In early February, the Central Board of Direct Taxes (CBDT) set up a task force on litigation management to examine, among other things, ‘whether the ITAT (Income Tax Appellate Tribunal) has passed perverse or irregular orders, or where submissions of the department representative (counsel for the I-T department) have not been recorded by the ITAT’.
It proposes to take further action based on the findings, after taking up the matter with the law ministry. A little over 90,000 cases were pending at the ITAT level, with corresponding contentious I-T demands aggregating to Rs 2.01 lakh crore, as of March 31, 2017. It is no secret that the I-T department is the largest tax litigant. This fact, with a low success rate, doesn’t paint a pretty picture. Appeals filed by the I-T department constituted 85% of the appeals as of March 31, 2017, with its success rate being less than 30%. For the doubting Thomases, these statistics are drawn from the Economic Survey 2018.
Under the traditional litigation process, the first level of appeal is with the commissioner (appeals).
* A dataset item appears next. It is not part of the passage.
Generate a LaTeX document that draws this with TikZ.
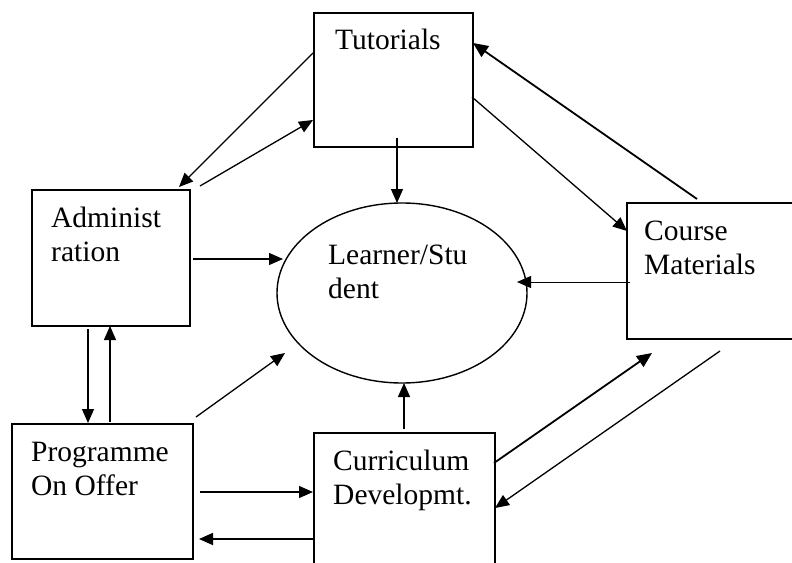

Then, in hierarchical order, with ITAT, which is also the final fact-finding authority. If the case involves a question of law, appeals can be filed with the high courts, and a further appeal lies with the Supreme Court.
Litigation management has rightly been the focus of the Central Board of Direct Taxes (CBDT) for the last few years. But some steps are puzzling. For instance, its action plan for fiscal 2018-19 sought to offer performance credits to the commissioner (appeals) for ‘quality’ appellate orders passed by them. Such orders include cases where the appellate commissioner enhances the order of the I-T officer — in other words, the quantum of tax demand is increased — or where he strengthens the order of the I-T officer — in other words, the quantum of tax demand is increased — or where he strengthens the order of the I-T officer.
It also includes instances where he levies a penalty on the additions confirmed by him to a taxpayer’s income. Understandably, this step has raised questions among taxpayers and in professional circles. According to this report, at the commissioner (appeals) level, the tax amount caught up in 3.22 lakh pending cases was Rs 6.38 lakh crore, as of March 31, 2018.
While CBDT may have its own reasons for the scope outlined for its committee, as well as the grant of performance credits, it also needs to introspect and plan to nip litigation in the bud. Often, arbitrary or irrational demands are raised by assessing officers, because they must meet unrealistic targets on which hinges their performance appraisal. This results in the taxpayer invariably filing an appeal.
To curb this tendency, a few years ago, a‘high-pitched scrutiny assessment committee’ was set up. Aggrieved taxpayers could approach this committee. The idea was to deter high-handedness by punitive measures such as transfers. Action has been taken in a few cases, the general perception being that the initiative has been a non-starter. Adequate resources need to be committed and adequate publicity given to this endeavour.
A significant increase in the monetary threshold of the tax effect on matters below which an appeal can’t be filed by the I-T department announced in July 2018 (e.g., from Rs 10 lakh to Rs 20 lakh in case of appeals with ITAT) has eased the backlog. CBDT expects that the increase in monetary thresholds announced in July 2018 will lead up to 34% cases being withdrawn at the ITAT level, 48% at the high court level, and 54% at the Supreme Court level.
An earlier CBDT report, issued in 2016, on litigation management had called for periodical weeding out of pending appeals, that have been rendered infructuous due to subsequent change in law or court rulings. Further, at present, there is no adverse consequence if an appeal is filed without merit. On the other hand, a single slip in not filing an appeal could impact the assessing officer’s performance assessment.
Assessing officers should be encouraged to file quality appeals, only if merited, which, in turn, would improve the rate of success. Penalty under Section 271(1)(c), for concealment of income, is routinely initiated by the assessing officers. Yet, only about 6% penalty orders are reportedly sustained by the ITAT. Judicious imposition of this penalty, with approval of higher authorities, could be introduced. CBDT could also strengthen its exercise of issuing clarifications on contentious issues.
India’s advance pricing mechanism has helped curb litigation in the arena of transfer pricing, even as the advance ruling mechanism faced administrative challenges. Alternate routes, such as private rulings given by high-ranking I-T officials, or an alternative dispute mechanism using third-party mediation, could be introduced. This would ensure that matters, especially complex ones relating to general anti-avoidance rule (Gaar), don’t reach the litigation stage.